## SUPPLIED RECORDS
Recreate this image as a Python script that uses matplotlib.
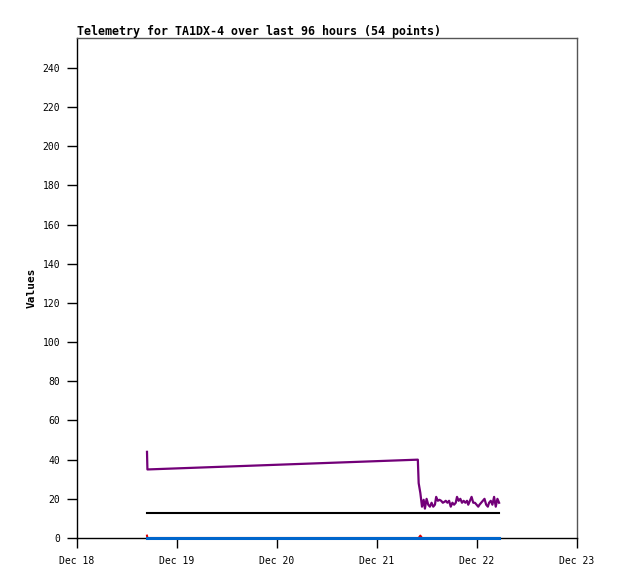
import matplotlib
matplotlib.use("Agg")
import matplotlib.pyplot as plt
import matplotlib.dates as mdates
import pandas as pd
import numpy as np

title = "Telemetry for TA1DX-4 over last 96 hours (54 points)"
ylabel = "Values"
start = pd.Timestamp("2024-12-18 00:00")

# hours since Dec 18 00:00
hours = [16.8, 16.9, 81.8,
         82.0, 82.4, 82.8, 83.2, 83.5, 83.9, 84.3, 84.7, 85.1, 85.5,
         85.9, 86.2, 86.6, 87.0, 87.4, 87.8, 88.2, 88.5, 88.9, 89.3,
         89.7, 90.1, 90.5, 90.9, 91.2, 91.6, 92.0, 92.4, 92.8, 93.2,
         93.6, 93.9, 94.3, 94.7, 95.1, 95.5, 95.9, 96.3, 96.6, 97.0,
         97.4, 97.8, 98.2, 98.6, 98.9, 99.3, 99.7, 100.1, 100.5, 100.9, 101.3]
purple_vals = [44, 35, 40,
               28, 23, 16, 19.5, 15, 20, 17, 16, 18, 16,
               17, 21, 19, 19.5, 19, 18, 18.5, 19, 18, 19,
               16, 18, 17, 18, 21, 19, 20, 18, 19, 18,
               19, 17, 19, 21, 18, 18, 17, 16, 17, 18,
               19, 20, 17, 16, 18, 19, 17, 21, 16, 20, 18]
black_vals = [13] * len(hours)
red_vals = [1.2, 0, 0, 0, 1.2] + [0] * (len(hours) - 5)
blue_vals = [0] * len(hours)

times = [start + pd.Timedelta(hours=h) for h in hours]
xticks = pd.date_range("2024-12-18", "2024-12-23", freq="D")
yticks = list(range(0, 241, 20))

fig = plt.figure(figsize=(6.18, 5.79), dpi=100)
ax = fig.add_axes([77/618, 1-538/579, 500/618, 500/579])

ax.plot(times, red_vals, color="#e00000", lw=1.5, zorder=2, clip_on=False)
ax.plot(times, blue_vals, color="#0066cc", lw=2.2, zorder=3, clip_on=False)
ax.plot(times, black_vals, color="black", lw=1.5, zorder=3)
ax.plot(times, purple_vals, color="#720078", lw=1.6, zorder=4)

ax.set_xlim(xticks[0], xticks[-1])
ax.set_ylim(0, 255.3)
ax.set_xticks(xticks)
ax.xaxis.set_major_formatter(mdates.DateFormatter("%b %d"))
ax.set_yticks(yticks)

mono = "DejaVu Sans Mono"
for lab in ax.get_xticklabels() + ax.get_yticklabels():
    lab.set_family(mono)
    lab.set_fontsize(7)
ax.tick_params(axis="both", direction="out", length=7, width=1, color="black")
ax.tick_params(axis="x", pad=6)
ax.tick_params(axis="y", pad=5)

for s in ["left", "bottom"]:
    ax.spines[s].set_color("black")
for s in ["top", "right"]:
    ax.spines[s].set_color("#555555")
for s in ax.spines.values():
    s.set_linewidth(1)

ax.set_ylabel(ylabel, family=mono, fontweight="bold", fontsize=8, labelpad=4)
fig.text(77/618, 1-31/579, title, family=mono, fontweight="bold", fontsize=8.35,
         ha="left", va="center")

fig.savefig("out.png", dpi=100)
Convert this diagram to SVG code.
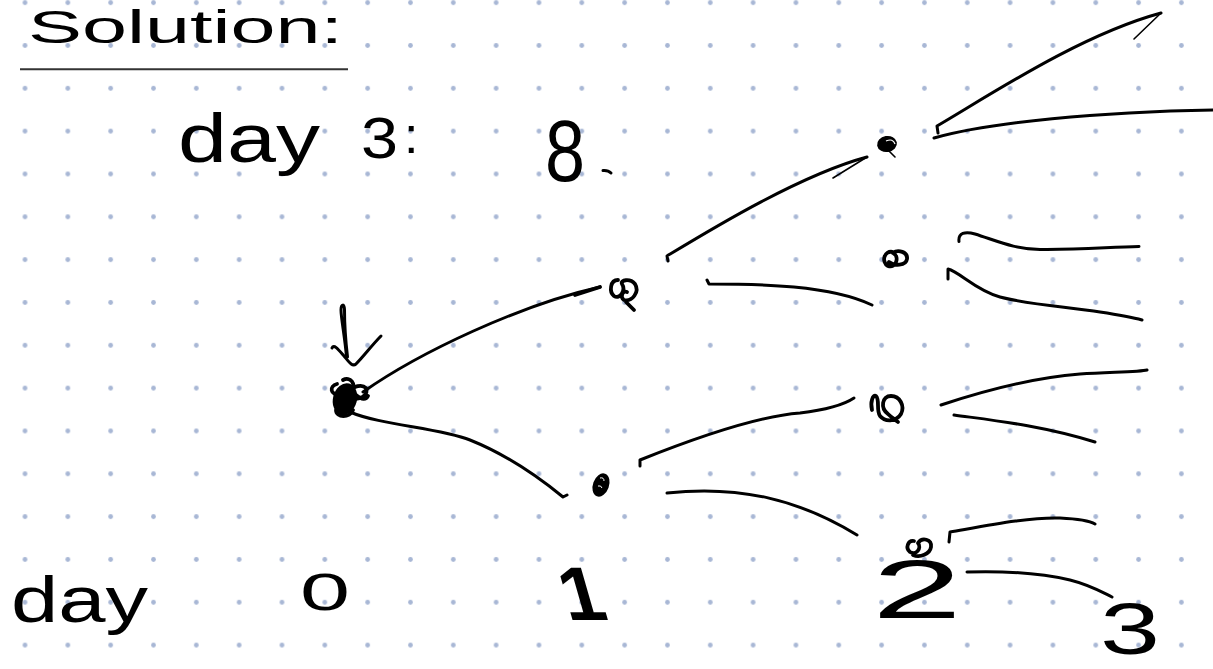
<svg xmlns="http://www.w3.org/2000/svg" width="1213" height="669" viewBox="0 0 1213 669">
  <defs>
    <!-- dotted notebook paper -->
    <pattern id="dots" patternUnits="userSpaceOnUse" x="3.585" y="-18.745" width="42.83" height="42.83">
      <circle cx="21.415" cy="21.415" r="2.4" fill="#a8b7d5"/>
    </pattern>
    <style>
      .ink { fill: none; stroke: #000; stroke-width: 3; stroke-linecap: round; stroke-linejoin: round; }
      .thin { stroke-width: 1.6; }
      .heavy { stroke-width: 3.8; }
      .blob { fill: #000; stroke: #000; stroke-width: 2; }
      .hand { font-family: "Liberation Sans", "DejaVu Sans", sans-serif; fill: #000; }
    </style>
  </defs>

  <rect width="1213" height="669" fill="#ffffff"/>
  <rect width="1213" height="669" fill="url(#dots)"/>

  <!-- heading -->
  <g id="heading">
    <text class="hand" x="28" y="43" font-size="46" textLength="315" lengthAdjust="spacingAndGlyphs">Solution:</text>
    <path d="M20,69.3 L348,69.3" fill="none" stroke="#333" stroke-width="2"/>
  </g>

  <!-- result line -->
  <g id="result">
    <text class="hand" x="178" y="162" font-size="68" textLength="142" lengthAdjust="spacingAndGlyphs">day</text>
    <text class="hand" x="361" y="158" font-size="57" textLength="37" lengthAdjust="spacingAndGlyphs">3</text>
    <text class="hand" x="404" y="153" font-size="52">:</text>
    <text class="hand" x="545" y="181" font-size="88" textLength="40" lengthAdjust="spacingAndGlyphs">8</text>
    <path class="ink" d="M603,170.5 Q608,170 611,173"/>
  </g>

  <!-- day axis -->
  <g id="axis">
    <text class="hand" x="11" y="622" font-size="64" textLength="137" lengthAdjust="spacingAndGlyphs">day</text>
    <text class="hand" x="300" y="610" font-size="52" textLength="50" lengthAdjust="spacingAndGlyphs">0</text>
    <text class="hand" font-size="76" font-weight="bold" text-anchor="middle" transform="translate(589,620) skewX(16)">1</text>
    <text class="hand" x="872" y="618" font-size="84" textLength="90" lengthAdjust="spacingAndGlyphs">2</text>
    <text class="hand" x="1100" y="654" font-size="72" textLength="60" lengthAdjust="spacingAndGlyphs">3</text>
  </g>

  <!-- start marker arrow -->
  <g id="start-arrow">
    <path class="ink" d="M346.5,357 C345,338 341,318 341,310 C341,304 344.5,303 344.5,310 C344.5,326 346,344 347.5,357"/>
    <path class="ink" d="M332,348 C334,344 338,349 344,356 C349,362 352,367 356,364 C364,356 372,345 381,336"/>
  </g>

  <!-- tree nodes -->
  <g id="node-root">
    <ellipse class="blob" cx="345" cy="399" rx="11" ry="15" transform="rotate(15 345 399)"/>
    <path class="ink heavy" d="M337,384 C329,386 330,396 340,394 C350,390 360,382 366,388 C369,395 359,401 352,398 M343,380 C350,376 357,384 351,391 M336,410 C336,418 350,418 353,410 M356,395 C362,400 366,400 368,396"/>
  </g>
  <g id="node-1a">
    <path class="ink heavy" d="M618,280 C610,280 609,292 614,296 C620,300 626,290 622,284 C620,280 630,278 635,284 C640,292 632,302 624,300 C620,298 622,290 627,292 M626,302 L634,310"/>
  </g>
  <g id="node-1b">
    <ellipse class="blob" cx="601" cy="485" rx="7" ry="11" transform="rotate(20 601 485)"/>
    <path d="M600,478 Q604,477 604,481 M598,486 Q601,485 602,488" fill="none" stroke="#fff" stroke-width="1"/>
  </g>
  <g id="node-2a">
    <ellipse class="blob" cx="887" cy="144" rx="9" ry="7" transform="rotate(-10 887 144)"/>
    <path d="M886,141 Q893,138 895,144" fill="none" stroke="#fff" stroke-width="1.2"/>
    <path class="ink thin" d="M888,150 L895,157"/>
  </g>
  <g id="node-2b">
    <path class="ink heavy" d="M893,252 C884,250 881,262 888,266 C896,269 900,256 893,253 C898,249 908,252 907,259 C906,266 894,266 889,262"/>
  </g>
  <g id="node-2c">
    <path class="ink heavy" d="M872,410 C870,402 873,394 876,396 C880,400 876,410 880,416 C885,422 896,422 901,414 C905,406 900,396 891,396 C882,396 880,408 888,414 C892,418 896,420 898,422"/>
  </g>
  <g id="node-2d">
    <path class="ink heavy" d="M914,541 C908,540 905,548 910,552 C916,556 922,548 918,543 C922,537 932,539 931,547 C930,554 920,558 913,555"/>
  </g>

  <!-- branches -->
  <g id="connectors">
    <path class="ink" d="M363,392 C420,352 520,305 600,287"/>
    <path class="ink heavy" d="M575,295 L600,287"/>
    <path class="ink" d="M350,412 C380,425 440,428 470,440 C500,452 530,470 563,497 L567,495"/>

    <path class="ink" d="M668,261 L667,256 C710,230 800,175 867,157"/>
    <path class="ink thin" d="M867,157 L833,178"/>
    <path class="ink" d="M707,280 L709,284 C760,284 830,285 872,305"/>

    <path class="ink" d="M640,466 L640,460 C700,436 760,416 800,413 C825,410 842,406 854,398"/>
    <path class="ink" d="M667,493 C740,485 800,500 857,535"/>

    <path class="ink" d="M938,133 L937,126 C990,95 1080,35 1161,13"/>
    <path class="ink thin" d="M1161,13 L1134,39"/>
    <path class="ink" d="M934,138 C990,122 1100,112 1213,110"/>

    <path class="ink" d="M959,241.5 C958,233 965,231 975,234 C1000,242 1015,249 1040,249.5 C1080,250 1110,247 1139,246.5"/>
    <path class="ink" d="M948,279 L948,269 C960,272 975,290 1000,297 C1030,305 1070,307 1100,312 C1120,315 1135,318 1142,320"/>

    <path class="ink" d="M941,405 C980,392 1030,378 1080,374 C1110,372 1140,372 1147,370"/>
    <path class="ink" d="M954,415 C990,420 1040,425 1095,442"/>

    <path class="ink" d="M949,542 L950,532 C990,525 1030,517 1060,518 C1080,519 1090,521 1095,524"/>
    <path class="ink" d="M967,572 C1000,571 1040,573 1070,580 C1090,585 1100,591 1112,597"/>
  </g>
</svg>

## WHAT TO PRODUCE
Leave out the pictures and repeat exactly the lines from the start of the material through the line that contains "import numpy as np", both included.

## REPLY TO THE EXERCISE
Recreate this image as a Python script that uses matplotlib.
import matplotlib
matplotlib.use("Agg")
import matplotlib.pyplot as plt
import matplotlib.dates as mdates
import pandas as pd
import numpy as np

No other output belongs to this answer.